GOAL OF THE EXERCISE:
Set down word for word the lines running from the line with "Generate a Python" to the line with "p_ticks = [0, 0.1, 0.2, 0.3, 0.4, 0.5, 0.6]", ends included. Skip every picture.

RECORD LIST:

===============

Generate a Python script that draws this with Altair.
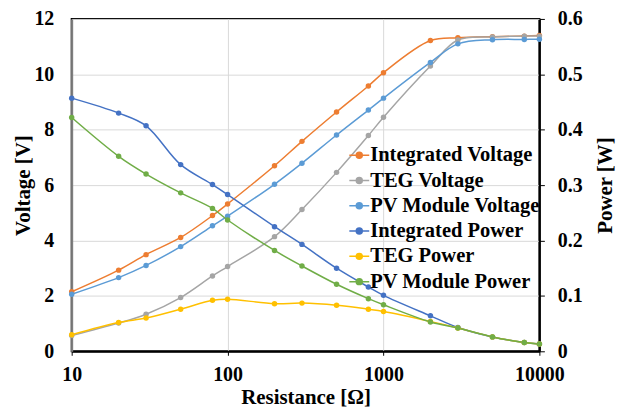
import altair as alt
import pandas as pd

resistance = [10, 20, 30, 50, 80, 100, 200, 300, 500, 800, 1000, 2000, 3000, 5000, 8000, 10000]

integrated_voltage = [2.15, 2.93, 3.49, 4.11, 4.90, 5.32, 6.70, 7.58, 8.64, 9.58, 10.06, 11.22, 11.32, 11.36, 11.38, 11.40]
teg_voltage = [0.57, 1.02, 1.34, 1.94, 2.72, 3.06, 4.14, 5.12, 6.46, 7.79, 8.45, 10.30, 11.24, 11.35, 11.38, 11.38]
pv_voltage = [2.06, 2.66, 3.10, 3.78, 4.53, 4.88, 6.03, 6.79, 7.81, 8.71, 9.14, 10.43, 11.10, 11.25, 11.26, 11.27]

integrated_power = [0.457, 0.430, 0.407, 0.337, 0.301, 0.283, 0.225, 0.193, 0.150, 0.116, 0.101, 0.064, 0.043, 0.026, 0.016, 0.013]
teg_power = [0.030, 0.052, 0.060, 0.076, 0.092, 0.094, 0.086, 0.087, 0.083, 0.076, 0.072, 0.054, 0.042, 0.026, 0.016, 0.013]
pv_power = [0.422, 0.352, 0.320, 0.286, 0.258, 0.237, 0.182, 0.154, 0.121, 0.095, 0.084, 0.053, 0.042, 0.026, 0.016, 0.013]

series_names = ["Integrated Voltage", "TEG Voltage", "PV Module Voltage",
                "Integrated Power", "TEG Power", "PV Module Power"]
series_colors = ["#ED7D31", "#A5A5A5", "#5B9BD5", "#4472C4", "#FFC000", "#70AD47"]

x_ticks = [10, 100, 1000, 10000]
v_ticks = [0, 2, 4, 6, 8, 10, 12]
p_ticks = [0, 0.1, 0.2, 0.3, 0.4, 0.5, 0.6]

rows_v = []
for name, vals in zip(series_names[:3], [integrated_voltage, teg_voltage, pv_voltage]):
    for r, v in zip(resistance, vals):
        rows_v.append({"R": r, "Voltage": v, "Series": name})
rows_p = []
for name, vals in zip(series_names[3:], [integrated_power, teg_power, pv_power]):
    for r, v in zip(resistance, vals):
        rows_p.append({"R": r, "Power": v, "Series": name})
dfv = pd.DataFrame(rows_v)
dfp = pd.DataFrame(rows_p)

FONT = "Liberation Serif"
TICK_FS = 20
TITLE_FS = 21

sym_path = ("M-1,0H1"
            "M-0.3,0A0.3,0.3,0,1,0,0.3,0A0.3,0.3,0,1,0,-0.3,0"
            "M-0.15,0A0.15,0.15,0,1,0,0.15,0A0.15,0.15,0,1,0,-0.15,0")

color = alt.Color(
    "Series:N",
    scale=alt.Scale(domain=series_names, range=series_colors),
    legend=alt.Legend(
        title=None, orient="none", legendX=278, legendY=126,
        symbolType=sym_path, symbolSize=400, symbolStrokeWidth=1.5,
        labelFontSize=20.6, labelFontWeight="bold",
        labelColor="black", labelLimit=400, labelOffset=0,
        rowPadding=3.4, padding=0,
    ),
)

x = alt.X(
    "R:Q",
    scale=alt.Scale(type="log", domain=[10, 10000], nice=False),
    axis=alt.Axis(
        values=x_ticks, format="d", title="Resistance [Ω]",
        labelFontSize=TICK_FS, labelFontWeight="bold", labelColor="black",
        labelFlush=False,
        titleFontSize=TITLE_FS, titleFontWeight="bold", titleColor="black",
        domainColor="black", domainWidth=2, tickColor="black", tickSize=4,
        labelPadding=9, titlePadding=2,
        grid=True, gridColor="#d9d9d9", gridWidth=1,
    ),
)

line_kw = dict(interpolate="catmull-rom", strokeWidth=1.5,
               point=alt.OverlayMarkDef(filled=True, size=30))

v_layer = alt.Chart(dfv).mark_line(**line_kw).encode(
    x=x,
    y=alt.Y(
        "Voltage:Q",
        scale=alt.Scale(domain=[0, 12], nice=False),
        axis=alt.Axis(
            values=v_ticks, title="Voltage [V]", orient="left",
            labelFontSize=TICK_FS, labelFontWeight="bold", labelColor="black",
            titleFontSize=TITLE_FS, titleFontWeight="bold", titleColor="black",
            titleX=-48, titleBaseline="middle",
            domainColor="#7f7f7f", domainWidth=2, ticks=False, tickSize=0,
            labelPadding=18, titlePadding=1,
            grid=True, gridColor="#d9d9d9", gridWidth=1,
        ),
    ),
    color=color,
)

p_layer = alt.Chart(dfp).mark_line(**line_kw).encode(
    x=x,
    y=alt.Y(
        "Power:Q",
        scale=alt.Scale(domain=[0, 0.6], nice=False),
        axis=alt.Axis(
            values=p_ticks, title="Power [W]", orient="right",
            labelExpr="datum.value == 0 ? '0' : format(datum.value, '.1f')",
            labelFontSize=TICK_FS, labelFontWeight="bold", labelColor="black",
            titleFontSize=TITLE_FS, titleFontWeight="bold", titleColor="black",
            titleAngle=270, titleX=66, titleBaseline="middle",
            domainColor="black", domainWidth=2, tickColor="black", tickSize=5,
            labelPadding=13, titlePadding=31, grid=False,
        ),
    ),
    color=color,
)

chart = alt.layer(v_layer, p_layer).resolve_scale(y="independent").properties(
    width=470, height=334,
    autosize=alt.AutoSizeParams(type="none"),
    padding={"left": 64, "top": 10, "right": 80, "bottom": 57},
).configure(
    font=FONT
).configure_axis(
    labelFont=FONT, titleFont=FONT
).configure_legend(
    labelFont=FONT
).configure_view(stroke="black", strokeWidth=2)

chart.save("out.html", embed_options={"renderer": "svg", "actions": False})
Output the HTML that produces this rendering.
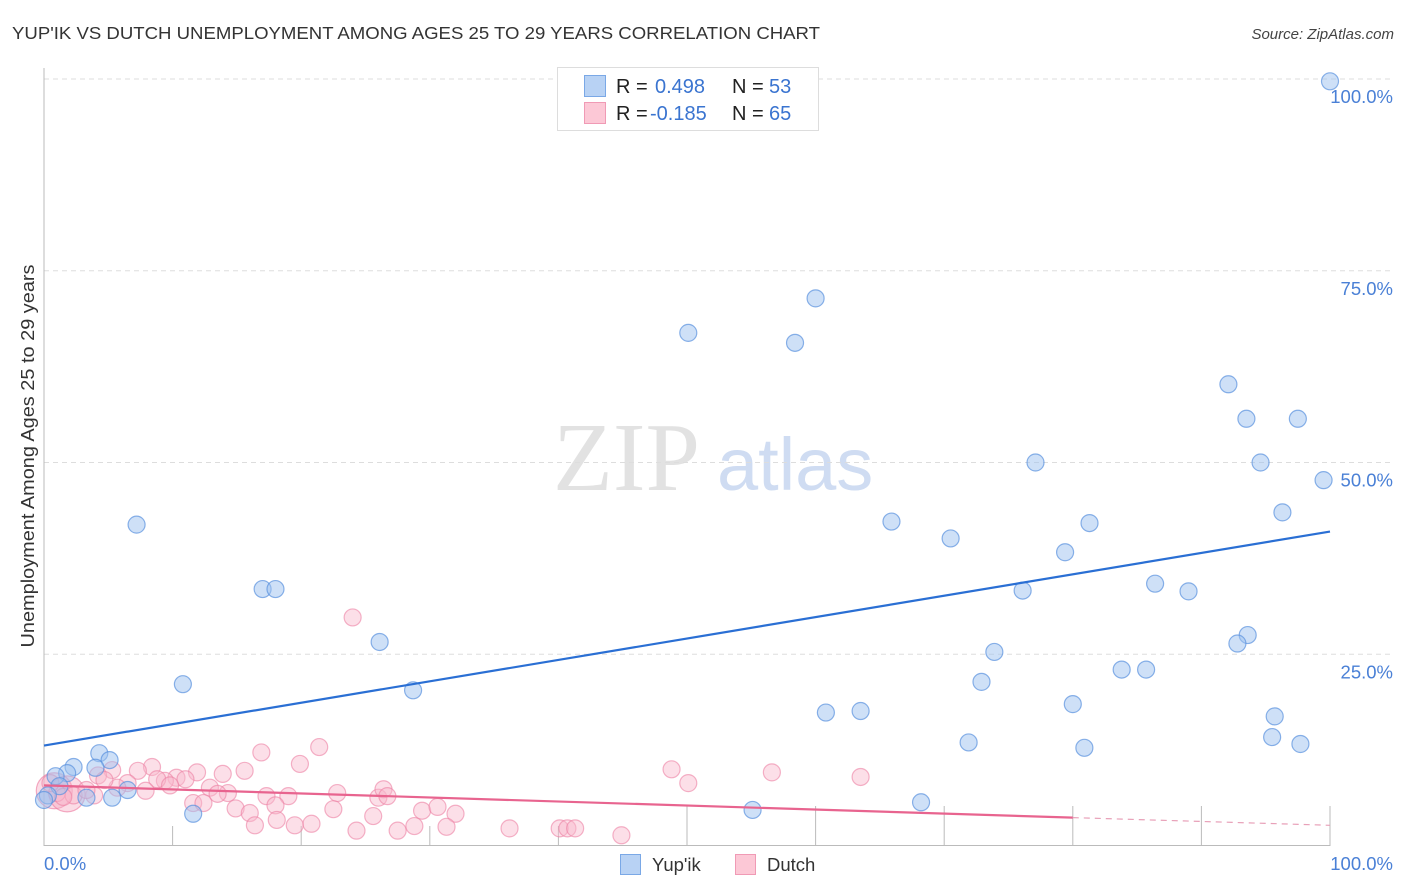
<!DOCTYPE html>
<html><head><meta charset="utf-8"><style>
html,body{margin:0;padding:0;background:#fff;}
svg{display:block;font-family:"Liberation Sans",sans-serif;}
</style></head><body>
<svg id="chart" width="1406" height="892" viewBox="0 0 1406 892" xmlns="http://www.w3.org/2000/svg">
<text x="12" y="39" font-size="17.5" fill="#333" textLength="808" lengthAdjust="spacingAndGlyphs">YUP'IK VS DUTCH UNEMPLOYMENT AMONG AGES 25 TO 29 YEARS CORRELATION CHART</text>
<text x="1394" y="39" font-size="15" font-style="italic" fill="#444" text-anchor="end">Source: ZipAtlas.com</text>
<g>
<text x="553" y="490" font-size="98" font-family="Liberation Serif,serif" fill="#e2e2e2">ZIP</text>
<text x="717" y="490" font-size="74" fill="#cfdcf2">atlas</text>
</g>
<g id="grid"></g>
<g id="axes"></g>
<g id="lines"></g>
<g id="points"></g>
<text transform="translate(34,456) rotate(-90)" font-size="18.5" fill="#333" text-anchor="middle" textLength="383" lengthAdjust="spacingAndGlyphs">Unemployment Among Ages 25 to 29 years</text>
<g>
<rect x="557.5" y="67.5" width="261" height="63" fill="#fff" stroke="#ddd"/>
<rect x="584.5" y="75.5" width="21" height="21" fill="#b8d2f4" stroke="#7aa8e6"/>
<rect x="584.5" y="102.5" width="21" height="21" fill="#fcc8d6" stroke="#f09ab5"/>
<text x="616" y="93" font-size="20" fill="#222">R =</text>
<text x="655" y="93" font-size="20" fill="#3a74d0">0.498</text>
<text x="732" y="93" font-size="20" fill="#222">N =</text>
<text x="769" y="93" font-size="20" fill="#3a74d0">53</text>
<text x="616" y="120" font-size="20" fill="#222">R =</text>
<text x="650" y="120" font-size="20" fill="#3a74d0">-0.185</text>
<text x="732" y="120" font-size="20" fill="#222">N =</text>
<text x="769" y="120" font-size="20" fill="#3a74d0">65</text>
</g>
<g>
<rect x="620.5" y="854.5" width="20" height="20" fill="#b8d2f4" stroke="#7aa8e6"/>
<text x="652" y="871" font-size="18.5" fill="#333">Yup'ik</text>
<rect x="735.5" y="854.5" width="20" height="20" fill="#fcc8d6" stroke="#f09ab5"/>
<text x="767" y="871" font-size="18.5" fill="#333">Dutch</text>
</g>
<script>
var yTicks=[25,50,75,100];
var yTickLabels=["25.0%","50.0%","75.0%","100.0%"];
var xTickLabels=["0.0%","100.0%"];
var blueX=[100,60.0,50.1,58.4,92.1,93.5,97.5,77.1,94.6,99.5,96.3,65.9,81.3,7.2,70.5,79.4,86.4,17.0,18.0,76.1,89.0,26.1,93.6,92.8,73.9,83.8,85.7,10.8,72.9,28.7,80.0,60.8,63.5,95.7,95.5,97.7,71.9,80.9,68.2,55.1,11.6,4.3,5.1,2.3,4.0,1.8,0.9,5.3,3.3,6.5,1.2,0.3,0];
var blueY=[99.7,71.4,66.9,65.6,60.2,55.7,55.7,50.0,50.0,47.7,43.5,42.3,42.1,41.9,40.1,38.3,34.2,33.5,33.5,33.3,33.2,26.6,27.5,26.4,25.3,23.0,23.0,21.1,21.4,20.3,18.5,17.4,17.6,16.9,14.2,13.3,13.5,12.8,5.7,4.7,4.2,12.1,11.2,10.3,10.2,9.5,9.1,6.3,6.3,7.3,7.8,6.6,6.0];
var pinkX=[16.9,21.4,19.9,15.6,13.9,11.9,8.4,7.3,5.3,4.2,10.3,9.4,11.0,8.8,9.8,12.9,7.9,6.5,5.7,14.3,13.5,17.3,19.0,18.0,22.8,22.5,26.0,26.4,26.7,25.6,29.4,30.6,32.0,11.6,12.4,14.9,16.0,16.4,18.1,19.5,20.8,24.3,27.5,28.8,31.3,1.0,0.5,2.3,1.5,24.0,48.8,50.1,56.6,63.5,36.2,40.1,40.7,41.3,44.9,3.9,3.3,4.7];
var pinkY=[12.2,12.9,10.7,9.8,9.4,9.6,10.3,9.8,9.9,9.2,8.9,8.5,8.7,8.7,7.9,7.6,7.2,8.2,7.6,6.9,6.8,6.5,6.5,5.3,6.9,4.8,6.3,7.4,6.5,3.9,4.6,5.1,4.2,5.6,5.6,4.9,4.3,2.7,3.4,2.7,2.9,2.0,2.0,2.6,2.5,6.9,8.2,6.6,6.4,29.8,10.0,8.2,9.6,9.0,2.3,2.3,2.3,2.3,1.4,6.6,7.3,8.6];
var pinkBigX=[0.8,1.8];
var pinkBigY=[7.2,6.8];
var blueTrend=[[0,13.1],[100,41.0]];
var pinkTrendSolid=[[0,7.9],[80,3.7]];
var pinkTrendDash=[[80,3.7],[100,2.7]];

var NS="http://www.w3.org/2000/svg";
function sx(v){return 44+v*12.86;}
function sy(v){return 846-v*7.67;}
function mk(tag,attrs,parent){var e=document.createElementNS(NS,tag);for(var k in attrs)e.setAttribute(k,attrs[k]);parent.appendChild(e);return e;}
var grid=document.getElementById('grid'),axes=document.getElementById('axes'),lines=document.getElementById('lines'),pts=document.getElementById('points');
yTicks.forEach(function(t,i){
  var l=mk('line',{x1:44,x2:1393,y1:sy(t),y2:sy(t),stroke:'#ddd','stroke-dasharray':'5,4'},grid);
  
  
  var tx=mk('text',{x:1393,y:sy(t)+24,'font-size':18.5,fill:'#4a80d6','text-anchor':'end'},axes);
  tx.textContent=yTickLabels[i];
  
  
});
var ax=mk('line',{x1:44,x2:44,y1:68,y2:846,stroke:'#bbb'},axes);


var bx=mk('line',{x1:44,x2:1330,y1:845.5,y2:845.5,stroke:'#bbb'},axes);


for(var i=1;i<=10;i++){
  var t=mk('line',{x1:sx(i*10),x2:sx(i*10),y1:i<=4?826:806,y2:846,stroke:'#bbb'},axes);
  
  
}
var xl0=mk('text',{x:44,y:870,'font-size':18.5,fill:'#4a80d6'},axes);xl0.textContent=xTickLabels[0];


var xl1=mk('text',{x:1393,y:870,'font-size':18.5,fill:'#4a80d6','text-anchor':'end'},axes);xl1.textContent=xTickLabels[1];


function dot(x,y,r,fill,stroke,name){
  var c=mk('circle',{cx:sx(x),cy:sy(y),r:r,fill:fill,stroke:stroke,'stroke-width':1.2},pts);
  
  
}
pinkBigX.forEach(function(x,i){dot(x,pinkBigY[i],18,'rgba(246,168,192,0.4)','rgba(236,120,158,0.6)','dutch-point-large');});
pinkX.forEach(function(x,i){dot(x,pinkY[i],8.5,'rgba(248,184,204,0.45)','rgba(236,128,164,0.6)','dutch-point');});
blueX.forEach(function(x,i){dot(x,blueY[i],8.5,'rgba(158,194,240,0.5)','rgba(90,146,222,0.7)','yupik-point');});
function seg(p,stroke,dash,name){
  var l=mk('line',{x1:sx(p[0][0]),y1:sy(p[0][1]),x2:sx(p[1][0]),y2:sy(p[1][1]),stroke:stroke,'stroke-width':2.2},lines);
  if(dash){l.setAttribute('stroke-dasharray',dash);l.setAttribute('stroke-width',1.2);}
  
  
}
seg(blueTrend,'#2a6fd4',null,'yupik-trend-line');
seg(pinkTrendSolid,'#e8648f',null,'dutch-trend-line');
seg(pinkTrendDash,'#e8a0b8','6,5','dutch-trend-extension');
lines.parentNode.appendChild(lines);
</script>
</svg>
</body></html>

===============

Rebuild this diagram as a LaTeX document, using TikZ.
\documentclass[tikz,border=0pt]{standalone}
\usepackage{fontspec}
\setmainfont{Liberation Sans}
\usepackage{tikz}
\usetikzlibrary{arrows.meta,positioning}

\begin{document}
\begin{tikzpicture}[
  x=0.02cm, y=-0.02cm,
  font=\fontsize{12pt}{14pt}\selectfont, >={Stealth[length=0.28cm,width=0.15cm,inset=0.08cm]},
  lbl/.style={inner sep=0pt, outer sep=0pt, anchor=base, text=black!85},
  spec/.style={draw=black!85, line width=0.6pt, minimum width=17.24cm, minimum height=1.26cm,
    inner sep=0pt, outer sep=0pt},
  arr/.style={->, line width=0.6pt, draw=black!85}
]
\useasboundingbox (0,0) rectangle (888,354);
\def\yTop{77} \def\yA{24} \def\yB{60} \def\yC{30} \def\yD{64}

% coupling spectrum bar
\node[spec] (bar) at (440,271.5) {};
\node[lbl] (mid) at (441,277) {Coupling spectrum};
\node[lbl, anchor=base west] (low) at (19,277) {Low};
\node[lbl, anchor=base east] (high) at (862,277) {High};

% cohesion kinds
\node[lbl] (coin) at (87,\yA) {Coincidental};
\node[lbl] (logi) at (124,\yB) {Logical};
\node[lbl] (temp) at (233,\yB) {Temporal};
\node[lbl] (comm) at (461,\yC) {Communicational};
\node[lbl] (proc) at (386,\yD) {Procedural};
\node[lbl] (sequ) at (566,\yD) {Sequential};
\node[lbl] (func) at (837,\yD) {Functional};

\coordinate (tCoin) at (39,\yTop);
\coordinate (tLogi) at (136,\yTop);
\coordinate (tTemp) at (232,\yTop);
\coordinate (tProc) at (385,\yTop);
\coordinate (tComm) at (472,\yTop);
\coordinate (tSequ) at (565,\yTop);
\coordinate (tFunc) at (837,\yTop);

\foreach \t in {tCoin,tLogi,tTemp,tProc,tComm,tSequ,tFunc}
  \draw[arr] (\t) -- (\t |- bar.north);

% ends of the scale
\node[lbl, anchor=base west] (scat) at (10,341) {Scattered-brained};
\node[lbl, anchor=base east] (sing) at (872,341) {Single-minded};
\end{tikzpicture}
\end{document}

===============

RESPONSE TO THE TASK:
Generate a Python script that draws this with Altair.
import altair as alt
import pandas as pd

resistance = [10, 20, 30, 50, 80, 100, 200, 300, 500, 800, 1000, 2000, 3000, 5000, 8000, 10000]

integrated_voltage = [2.15, 2.93, 3.49, 4.11, 4.90, 5.32, 6.70, 7.58, 8.64, 9.58, 10.06, 11.22, 11.32, 11.36, 11.38, 11.40]
teg_voltage = [0.57, 1.02, 1.34, 1.94, 2.72, 3.06, 4.14, 5.12, 6.46, 7.79, 8.45, 10.30, 11.24, 11.35, 11.38, 11.38]
pv_voltage = [2.06, 2.66, 3.10, 3.78, 4.53, 4.88, 6.03, 6.79, 7.81, 8.71, 9.14, 10.43, 11.10, 11.25, 11.26, 11.27]

integrated_power = [0.457, 0.430, 0.407, 0.337, 0.301, 0.283, 0.225, 0.193, 0.150, 0.116, 0.101, 0.064, 0.043, 0.026, 0.016, 0.013]
teg_power = [0.030, 0.052, 0.060, 0.076, 0.092, 0.094, 0.086, 0.087, 0.083, 0.076, 0.072, 0.054, 0.042, 0.026, 0.016, 0.013]
pv_power = [0.422, 0.352, 0.320, 0.286, 0.258, 0.237, 0.182, 0.154, 0.121, 0.095, 0.084, 0.053, 0.042, 0.026, 0.016, 0.013]

series_names = ["Integrated Voltage", "TEG Voltage", "PV Module Voltage",
                "Integrated Power", "TEG Power", "PV Module Power"]
series_colors = ["#ED7D31", "#A5A5A5", "#5B9BD5", "#4472C4", "#FFC000", "#70AD47"]

x_ticks = [10, 100, 1000, 10000]
v_ticks = [0, 2, 4, 6, 8, 10, 12]
p_ticks = [0, 0.1, 0.2, 0.3, 0.4, 0.5, 0.6]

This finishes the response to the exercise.